The bigger the gain feels like it should be forgiven because you did not buy the shares yourself, the more precisely the tax law expects you to know exactly what somebody else paid for them, possibly decades ago.


Note on Current Thresholds

The tax rule described in this article, Section 49(1), is settled, long standing law. The procedural side, specifically the value thresholds for simplified transmission documentation, has moved recently: SEBI raised the threshold for demat holdings without a nominee to Rs 5 lakh, and a March 2026 consultation paper has proposed raising it further to Rs 30 lakh. Check current SEBI circulars and your depository participant for the exact figure in force when you need it.

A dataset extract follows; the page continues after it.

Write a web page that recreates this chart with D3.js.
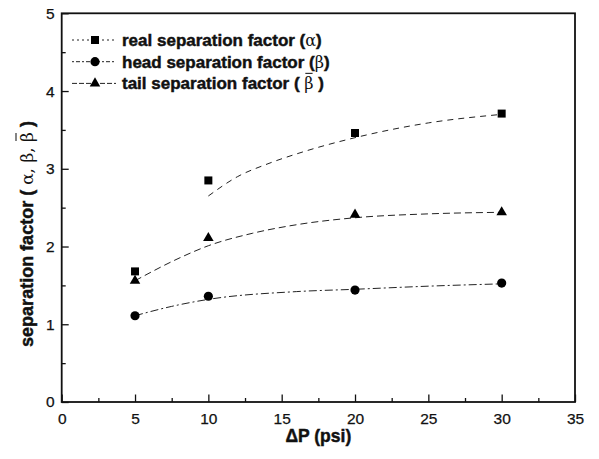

This article is for educational purposes only and does not constitute tax or legal advice. Rules described here reflect general provisions of the Income Tax Act and SEBI regulations as publicly available at the time of writing, are subject to change, and depend on individual facts including documentation available, the presence of a will, and the specific securities involved. Readers should consult a qualified tax professional or legal expert before making decisions about inherited securities or estate planning.